:: YOUR TASK ::
Copy exactly the lines from the start of the material through the line with "from matplotlib import pyplot as plt". Pictures stay out of the copy.

:: DATA SEGMENT ::

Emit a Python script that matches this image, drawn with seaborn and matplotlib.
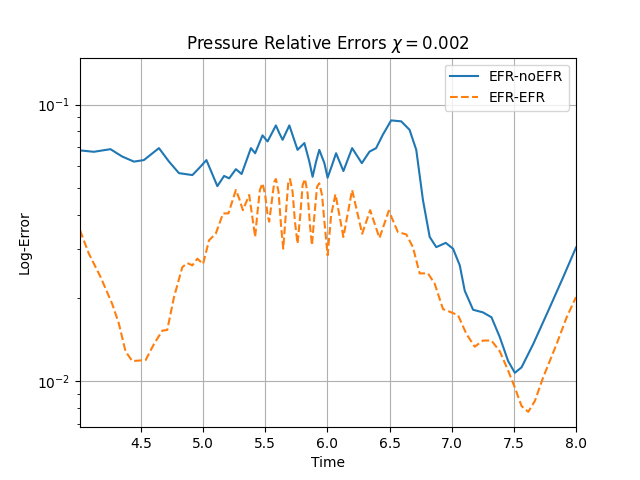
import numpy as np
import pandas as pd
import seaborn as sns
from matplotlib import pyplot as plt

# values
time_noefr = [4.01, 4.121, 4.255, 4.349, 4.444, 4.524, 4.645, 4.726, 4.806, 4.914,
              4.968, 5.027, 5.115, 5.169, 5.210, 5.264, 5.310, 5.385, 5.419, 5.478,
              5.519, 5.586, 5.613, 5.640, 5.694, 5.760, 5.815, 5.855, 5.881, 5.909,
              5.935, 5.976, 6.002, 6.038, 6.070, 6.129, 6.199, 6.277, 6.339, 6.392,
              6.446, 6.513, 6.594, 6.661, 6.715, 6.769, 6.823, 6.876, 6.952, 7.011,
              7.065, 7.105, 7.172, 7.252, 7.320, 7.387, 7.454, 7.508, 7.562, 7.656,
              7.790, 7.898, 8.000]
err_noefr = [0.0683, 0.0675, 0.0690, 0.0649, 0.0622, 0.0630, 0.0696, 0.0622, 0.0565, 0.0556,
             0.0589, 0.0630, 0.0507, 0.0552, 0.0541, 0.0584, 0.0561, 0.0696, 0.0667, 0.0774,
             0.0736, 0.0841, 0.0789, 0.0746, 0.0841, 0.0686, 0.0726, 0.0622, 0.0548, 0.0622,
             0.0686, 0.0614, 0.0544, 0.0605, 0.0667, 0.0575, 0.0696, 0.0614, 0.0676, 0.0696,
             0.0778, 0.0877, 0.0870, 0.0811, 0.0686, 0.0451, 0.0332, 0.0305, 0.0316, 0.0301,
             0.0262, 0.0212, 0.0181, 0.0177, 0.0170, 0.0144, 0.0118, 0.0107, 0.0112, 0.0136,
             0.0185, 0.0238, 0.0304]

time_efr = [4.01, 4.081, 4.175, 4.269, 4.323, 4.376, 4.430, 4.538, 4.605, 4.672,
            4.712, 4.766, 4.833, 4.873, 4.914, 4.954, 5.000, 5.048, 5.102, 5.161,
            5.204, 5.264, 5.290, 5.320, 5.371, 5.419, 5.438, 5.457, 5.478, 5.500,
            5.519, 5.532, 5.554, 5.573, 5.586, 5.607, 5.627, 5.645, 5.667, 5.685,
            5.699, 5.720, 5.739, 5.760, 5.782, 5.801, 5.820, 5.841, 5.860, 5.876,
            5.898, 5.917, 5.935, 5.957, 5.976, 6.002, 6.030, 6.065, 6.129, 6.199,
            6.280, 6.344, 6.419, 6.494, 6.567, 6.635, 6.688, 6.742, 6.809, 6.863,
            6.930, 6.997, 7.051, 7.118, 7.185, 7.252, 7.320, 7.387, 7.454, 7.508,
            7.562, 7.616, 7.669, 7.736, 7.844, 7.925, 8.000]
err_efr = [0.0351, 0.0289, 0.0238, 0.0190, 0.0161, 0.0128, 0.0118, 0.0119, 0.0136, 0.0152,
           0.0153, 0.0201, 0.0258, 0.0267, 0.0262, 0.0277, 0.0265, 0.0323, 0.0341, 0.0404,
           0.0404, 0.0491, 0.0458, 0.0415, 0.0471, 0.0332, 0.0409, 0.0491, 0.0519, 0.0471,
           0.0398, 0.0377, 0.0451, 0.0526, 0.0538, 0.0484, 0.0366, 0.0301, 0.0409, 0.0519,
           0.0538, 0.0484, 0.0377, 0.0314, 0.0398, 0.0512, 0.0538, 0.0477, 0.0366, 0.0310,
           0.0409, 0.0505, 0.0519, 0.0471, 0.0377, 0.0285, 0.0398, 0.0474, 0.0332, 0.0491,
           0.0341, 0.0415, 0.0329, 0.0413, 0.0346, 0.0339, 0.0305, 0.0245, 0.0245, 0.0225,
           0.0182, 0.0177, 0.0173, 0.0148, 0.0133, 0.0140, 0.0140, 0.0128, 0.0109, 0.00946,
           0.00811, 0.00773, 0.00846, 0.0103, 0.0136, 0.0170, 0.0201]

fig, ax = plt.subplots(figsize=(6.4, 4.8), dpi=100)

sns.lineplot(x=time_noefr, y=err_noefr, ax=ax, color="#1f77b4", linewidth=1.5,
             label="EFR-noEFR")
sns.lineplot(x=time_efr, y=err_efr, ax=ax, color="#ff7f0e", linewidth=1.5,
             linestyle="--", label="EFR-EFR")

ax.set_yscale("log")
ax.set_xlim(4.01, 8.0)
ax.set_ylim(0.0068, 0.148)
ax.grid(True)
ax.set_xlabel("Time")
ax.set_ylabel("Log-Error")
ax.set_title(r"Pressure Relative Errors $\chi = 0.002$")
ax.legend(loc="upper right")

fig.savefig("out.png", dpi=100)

:: EXERCISE RESPONSE ::
Emit a Python script that matches this image, drawn with seaborn and matplotlib.
import numpy as np
import pandas as pd
import seaborn as sns
from matplotlib import pyplot as plt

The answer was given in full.